● MATERIAL FOR THIS EXERCISE
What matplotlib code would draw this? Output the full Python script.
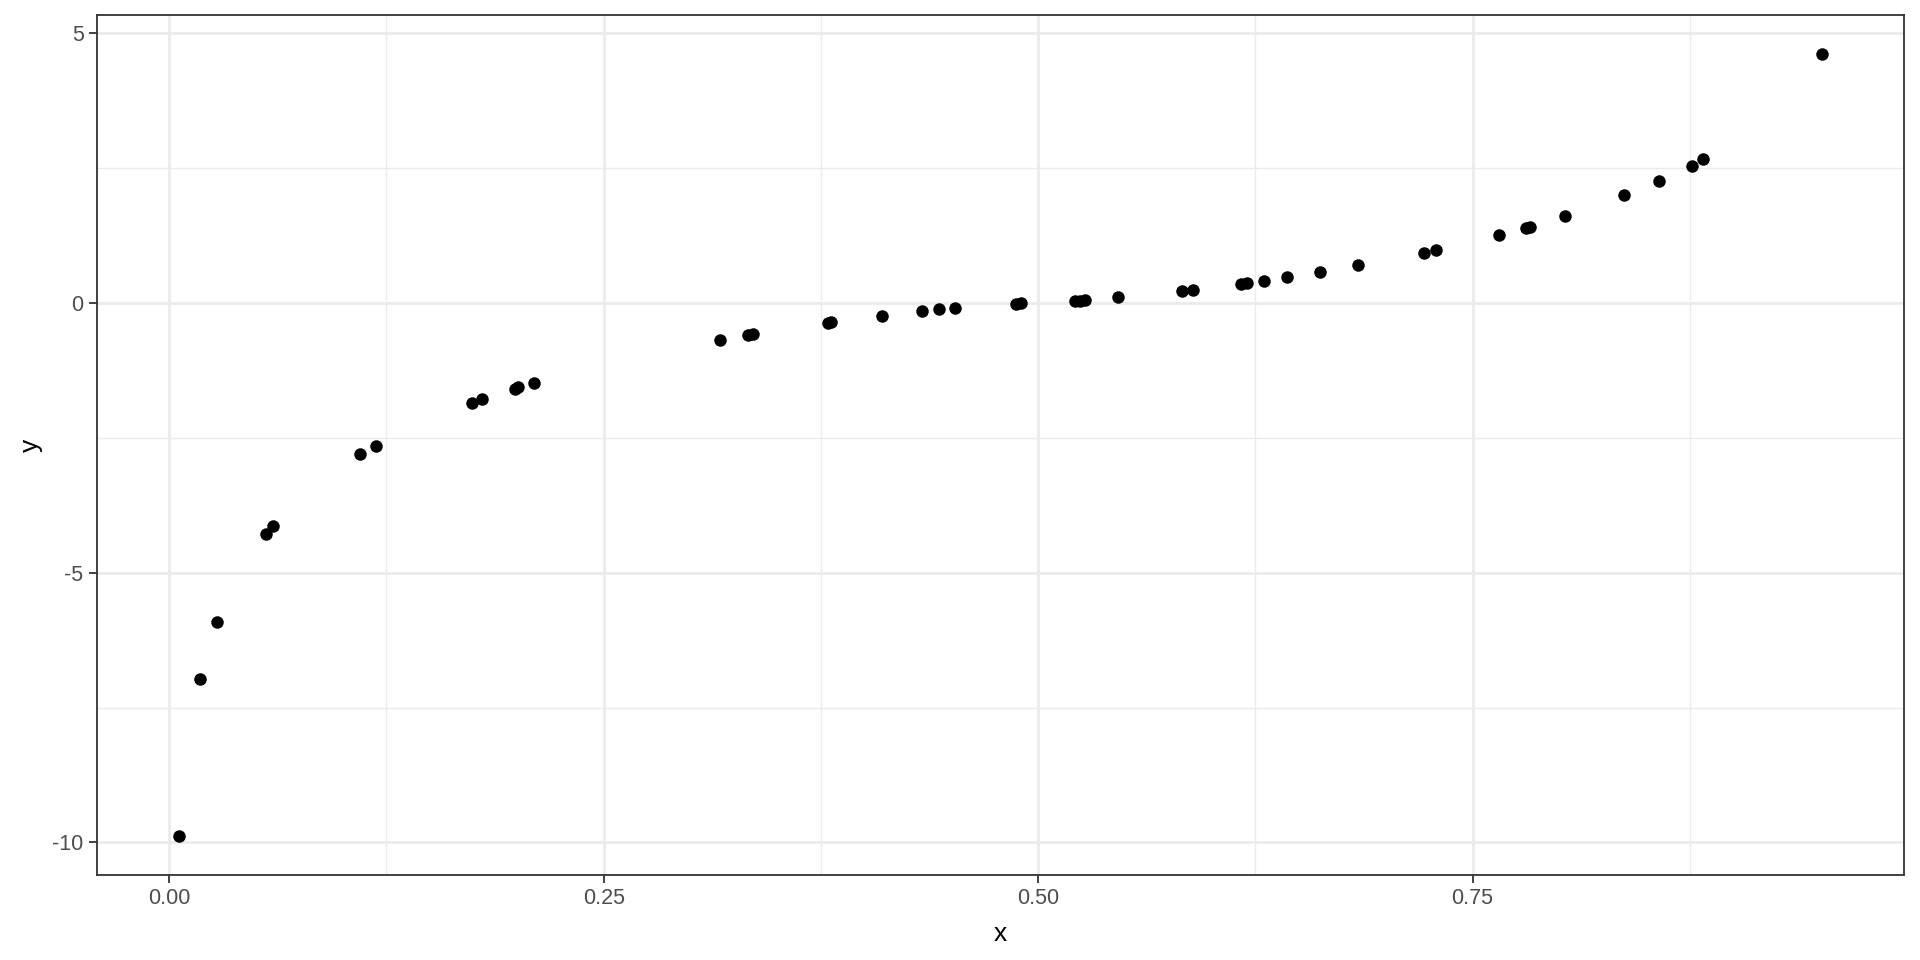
import matplotlib
matplotlib.use('Agg')
import matplotlib.pyplot as plt
import numpy as np

# data
x = [0.0056, 0.0178, 0.0274, 0.0556, 0.0598, 0.110, 0.119, 0.174, 0.180, 0.1987,
     0.2006, 0.210, 0.317, 0.333, 0.336, 0.379, 0.381, 0.410, 0.433, 0.443,
     0.452, 0.487, 0.490, 0.521, 0.524, 0.527, 0.546, 0.583, 0.589, 0.617,
     0.620, 0.630, 0.643, 0.662, 0.684, 0.722, 0.729, 0.765, 0.781, 0.783,
     0.803, 0.837, 0.857, 0.876, 0.8825, 0.951]
y = [-9.88, -6.97, -5.92, -4.29, -4.13, -2.80, -2.65, -1.86, -1.79, -1.60,
     -1.57, -1.49, -0.69, -0.59, -0.58, -0.37, -0.36, -0.24, -0.16, -0.12,
     -0.105, -0.02, -0.01, 0.04, 0.04, 0.05, 0.10, 0.22, 0.24, 0.34,
     0.36, 0.41, 0.47, 0.57, 0.69, 0.93, 0.98, 1.26, 1.39, 1.41,
     1.60, 1.99, 2.25, 2.54, 2.67, 4.60]

x_ticks = [0.0, 0.25, 0.5, 0.75]
x_labels = ['0.00', '0.25', '0.50', '0.75']
x_minor = [0.125, 0.375, 0.625, 0.875]
y_ticks = [-10, -5, 0, 5]
y_labels = ['-10', '-5', '0', '5']
y_minor = [-7.5, -2.5, 2.5]

plt.rcParams['font.family'] = ['Liberation Sans', 'DejaVu Sans']

fig = plt.figure(figsize=(19.2, 9.6), dpi=100)
ax = fig.add_axes([0.0504, 0.0885, 0.9413, 0.8955])

# ggplot-like expansion of 5%
def expand(v):
    lo, hi = min(v), max(v)
    d = (hi - lo) * 0.05
    return lo - d, hi + d

ax.set_xlim(*expand(x))
ax.set_ylim(*expand(y))

# grid
ax.set_xticks(x_ticks)
ax.set_xticklabels(x_labels)
ax.set_yticks(y_ticks)
ax.set_yticklabels(y_labels)
ax.set_xticks(x_minor, minor=True)
ax.set_yticks(y_minor, minor=True)
ax.grid(which='major', color='#EBEBEB', linewidth=2.0)
ax.grid(which='minor', color='#EBEBEB', linewidth=1.0)
ax.set_axisbelow(True)

ax.plot(x, y, 'o', color='black', markersize=9, markeredgewidth=0, zorder=3)

for s in ax.spines.values():
    s.set_color('#333333')
    s.set_linewidth(1.3)

ax.tick_params(which='major', length=5.5, width=1.3, color='#333333',
               labelcolor='#4D4D4D', labelsize=15.5, pad=4)
ax.tick_params(which='minor', length=0)

ax.set_xlabel('x', fontsize=19, color='black', labelpad=9)
ax.set_ylabel('y', fontsize=19, color='black', labelpad=7)

fig.savefig('out.png', dpi=100)
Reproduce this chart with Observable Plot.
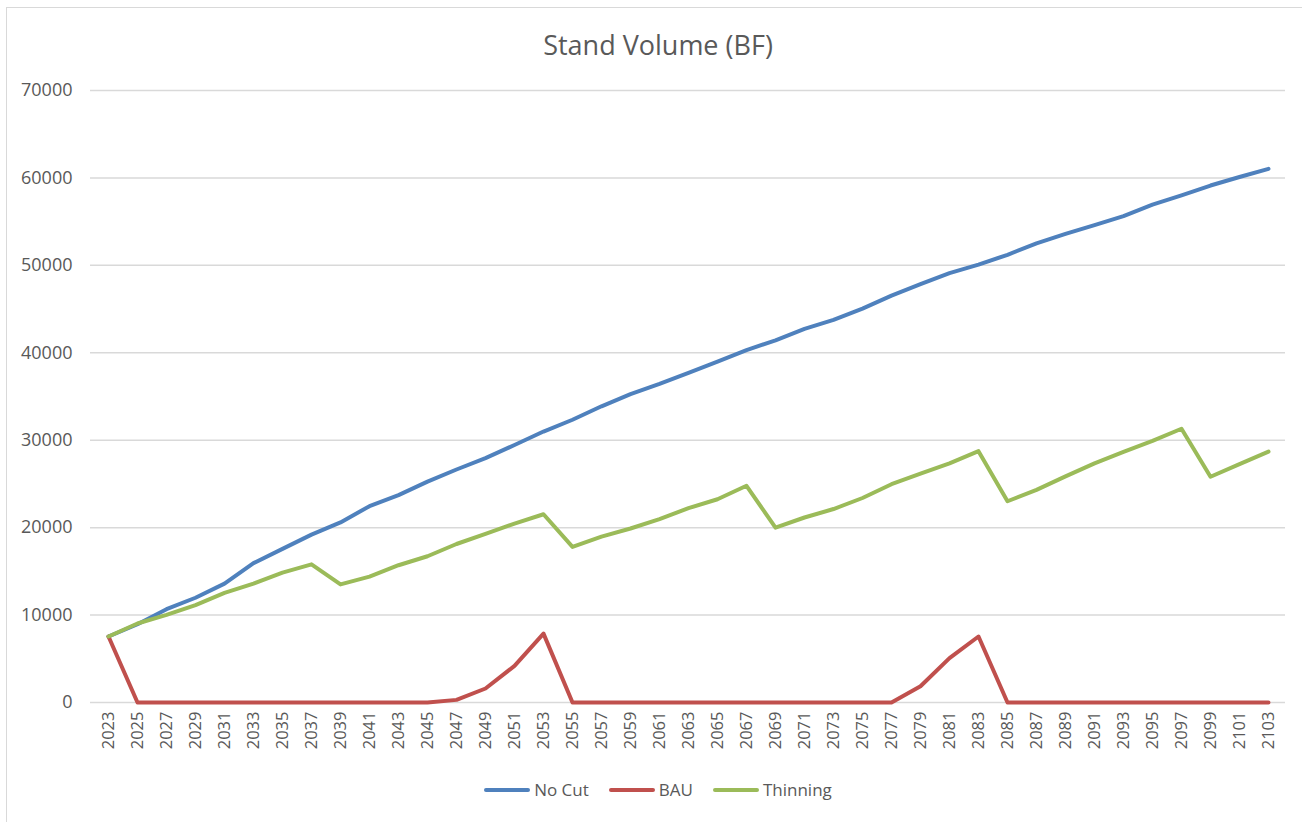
<!DOCTYPE html>
<html><head><meta charset="utf-8">
<script src="https://cdn.jsdelivr.net/npm/d3@7"></script>
<script src="https://cdn.jsdelivr.net/npm/@observablehq/plot@0.6"></script>
<style>
body{margin:0;background:#fff;font-family:"Open Sans",sans-serif;}
#wrap{position:relative;width:1302px;height:822px;overflow:hidden;background:#fff;}
#frame{position:absolute;left:6px;top:7px;width:1330px;height:840px;border:1.5px solid #d9d9d9;box-sizing:border-box}
#title{position:absolute;top:31px;left:6px;width:1304px;text-align:center;font-size:27px;line-height:1;color:#595959;}
#chart{position:absolute;left:0;top:0}
#legend{position:absolute;top:778px;left:6px;width:1304px;display:flex;justify-content:center;align-items:center;font-size:17px;color:#595959;}
.item{display:flex;align-items:center;margin:0 10px;}
.sw{display:inline-block;width:46px;height:4px;border-radius:2px;margin-right:4px;}
</style></head>
<body>
<div id="wrap">
  <div id="frame"></div>
  <div id="chart"></div>
  <div id="title">Stand Volume (BF)</div>
  <div id="legend"></div>
</div>
<script>
const years = [2023,2025,2027,2029,2031,2033,2035,2037,2039,2041,2043,2045,2047,2049,2051,2053,2055,2057,2059,2061,2063,2065,2067,2069,2071,2073,2075,2077,2079,2081,2083,2085,2087,2089,2091,2093,2095,2097,2099,2101,2103];
const noCut = [7550,8950,10670,11980,13600,15940,17570,19200,20600,22460,23720,25260,26650,27950,29450,30990,32340,33880,35280,36440,37700,39000,40310,41430,42730,43760,45060,46530,47860,49110,50090,51210,52520,53590,54610,55640,56940,58010,59130,60110,61040];
const bau = [7550,0,0,0,0,0,0,0,0,0,0,0,300,1600,4190,7880,0,0,0,0,0,0,0,0,0,0,0,0,1860,5080,7550,0,0,0,0,0,0,0,0,0,0];
const thinning = [7550,9040,10020,11140,12530,13600,14860,15800,13510,14400,15700,16730,18130,19300,20460,21530,17800,18970,19900,20970,22230,23250,24790,19990,21160,22130,23390,24970,26190,27350,28750,23020,24320,25860,27350,28660,29920,31310,25820,27260,28700];
const seriesNames = ["No Cut","BAU","Thinning"];
const seriesColors = ["#4F81BD","#C0504D","#9BBB59"];
const yTicks = [0,10000,20000,30000,40000,50000,60000,70000];

const seriesValues = [noCut, bau, thinning];
const data = seriesNames.flatMap((s, k) => years.map((y, i) => ({year: y, series: s, value: seriesValues[k][i]})));

const chart = Plot.plot({
  width: 1302, height: 760,
  marginTop: 90, marginBottom: 58, marginLeft: 90, marginRight: 17,
  style: {fontFamily: '"Open Sans", sans-serif', fontSize: "17px", color: "#595959", background: "transparent"},
  x: {type: "point", domain: years, padding: 0.5},
  y: {domain: [0, 70000]},
  color: {domain: seriesNames, range: seriesColors},
  marks: [
    Plot.ruleY(yTicks, {stroke: "#d9d9d9", strokeWidth: 1.5}),
    Plot.axisY(yTicks, {tickSize: 0, tickPadding: 18, tickFormat: d => String(d), label: null, fontSize: 18}),
    Plot.axisX(years, {tickSize: 0, tickPadding: 9, tickRotate: -90, tickFormat: d => String(d), label: null, fontSize: 16.5}),
    Plot.line(data, {x: "year", y: "value", z: "series", stroke: "series", strokeWidth: 4, strokeLinejoin: "round", strokeLinecap: "round"})
  ]
});
document.getElementById("chart").appendChild(chart);

const legend = document.getElementById("legend");
seriesNames.forEach((s, k) => {
  const it = document.createElement("span");
  it.className = "item";
  it.innerHTML = `<span class="sw" style="background:${seriesColors[k]}"></span>${s}`;
  legend.appendChild(it);
});
</script>
</body></html>
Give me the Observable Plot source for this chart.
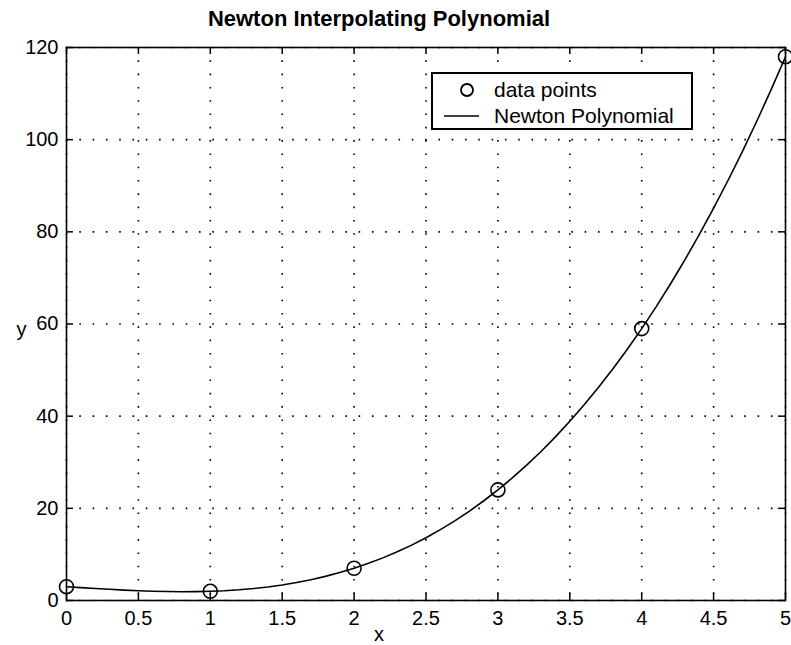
<!DOCTYPE html>
<html>
<head>
<meta charset="utf-8">
<script src="https://cdn.jsdelivr.net/npm/d3@7"></script>
<script src="https://cdn.jsdelivr.net/npm/@observablehq/plot@0.6"></script>
<style>
  body { margin: 0; background: #fff; }
  #wrap { position: relative; width: 791px; height: 645px; font-family: "Liberation Sans", Arial, sans-serif; }
  #legend { position: absolute; left: 431px; top: 72px; width: 262px; height: 58px; box-sizing: border-box;
            border: 2px solid #000; background: #fff; }
  #legend svg { position: absolute; left: 0; top: 0; }
  #legend .t { position: absolute; left: 61px; font-size: 21px; color: #000; line-height: 1; }
</style>
</head>
<body>
<div id="wrap"></div>
<script>
// Data points
const pointX = [0, 1, 2, 3, 4, 5];
const pointY = [3, 2, 7, 24, 59, 118];

// Newton polynomial curve, sampled every 0.1
const curveX = [0,0.1,0.2,0.3,0.4,0.5,0.6,0.7,0.8,0.9,1,1.1,1.2,1.3,1.4,1.5,1.6,1.7,1.8,1.9,2,2.1,2.2,2.3,2.4,2.5,2.6,2.7,2.8,2.9,3,3.1,3.2,3.3,3.4,3.5,3.6,3.7,3.8,3.9,4,4.1,4.2,4.3,4.4,4.5,4.6,4.7,4.8,4.9,5];
const curveY = [3,2.80,2.61,2.43,2.26,2.13,2.02,1.94,1.91,1.93,2,2.13,2.33,2.60,2.94,3.38,3.90,4.51,5.23,6.06,7,8.06,9.25,10.57,12.02,13.63,15.38,17.28,19.35,21.59,24,26.59,29.37,32.34,35.50,38.88,42.46,46.25,50.27,54.52,59,63.72,68.69,73.91,79.38,85.13,91.14,97.42,103.99,110.85,118];

const xTicks = [0,0.5,1,1.5,2,2.5,3,3.5,4,4.5,5];
const yTicks = [0,20,40,60,80,100,120];

const titleText = "Newton Interpolating Polynomial";
const xLabel = "x";
const yLabel = "y";
const legendLabels = ["data points", "Newton Polynomial"];

const points = pointX.map((x, i) => ({x, y: pointY[i]}));
const curve = curveX.map((x, i) => ({x, y: curveY[i]}));

const font = "Liberation Sans, Arial, sans-serif";
const W = 791, H = 645, ML = 66, MR = 6, MT = 47, MB = 45;
const innerW = W - ML - MR, innerH = H - MT - MB, tick = 7;
const fmt = d => String(d);

const chart = Plot.plot({
  width: W,
  height: H,
  marginLeft: ML,
  marginRight: MR,
  marginTop: MT,
  marginBottom: MB,
  style: {fontFamily: font, fontSize: "20px", color: "#000", background: "#fff"},
  x: {domain: [0, 5]},
  y: {domain: [0, 120]},
  marks: [
    Plot.gridX(xTicks, {stroke: "#000", strokeOpacity: 1, strokeWidth: 1.6, strokeDasharray: "1.6,11.7"}),
    Plot.gridY(yTicks, {stroke: "#000", strokeOpacity: 1, strokeWidth: 1.6, strokeDasharray: "1.6,11.7"}),
    Plot.axisX(xTicks, {tickSize: 0, tickPadding: 10, label: null, fontSize: 20, tickFormat: fmt}),
    Plot.axisY(yTicks, {tickSize: 0, tickPadding: 8, label: null, fontSize: 20, tickFormat: fmt}),
    Plot.tickX(xTicks, {x: d => d, insetTop: innerH - tick, stroke: "#000", strokeWidth: 1.5}),
    Plot.tickX(xTicks, {x: d => d, insetBottom: innerH - tick, stroke: "#000", strokeWidth: 1.5}),
    Plot.tickY(yTicks, {y: d => d, insetRight: innerW - tick, stroke: "#000", strokeWidth: 1.5}),
    Plot.tickY(yTicks, {y: d => d, insetLeft: innerW - tick, stroke: "#000", strokeWidth: 1.5}),
    Plot.frame({stroke: "#000", strokeWidth: 1.6}),
    Plot.line(curve, {x: "x", y: "y", stroke: "#000", strokeWidth: 1.6}),
    Plot.dot(points, {x: "x", y: "y", r: 7, stroke: "#000", strokeWidth: 1.6, fill: "none"}),
    Plot.text([titleText], {frameAnchor: "top", lineAnchor: "middle", dx: -47, dy: -29, fontWeight: "bold", fontSize: 22, fill: "#000"}),
    Plot.text([xLabel], {frameAnchor: "bottom", lineAnchor: "middle", dx: -47, dy: 34, fontSize: 20, fill: "#000"}),
    Plot.text([yLabel], {frameAnchor: "left", lineAnchor: "middle", dx: -50, dy: 6, fontSize: 20, fill: "#000"})
  ]
});

const wrap = document.getElementById("wrap");
wrap.appendChild(chart);

// Legend
const legend = document.createElement("div");
legend.id = "legend";
legend.innerHTML = `
  <svg width="262" height="58">
    <circle cx="34" cy="16" r="6" fill="none" stroke="#000" stroke-width="1.8"></circle>
    <line x1="11" x2="46" y1="42" y2="42" stroke="#000" stroke-width="1.6"></line>
  </svg>
  <div class="t" style="top:5px">${legendLabels[0]}</div>
  <div class="t" style="top:31px">${legendLabels[1]}</div>`;
wrap.appendChild(legend);
</script>
</body>
</html>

● TASK STATEMENT
From the first line above through the line containing "import numpy as np", copy everything exactly, without the pictures.

● SOLUTION TO THIS EXERCISE
What matplotlib code would draw this? Output the full Python script.
import matplotlib
matplotlib.use('Agg')
import matplotlib.pyplot as plt
import numpy as np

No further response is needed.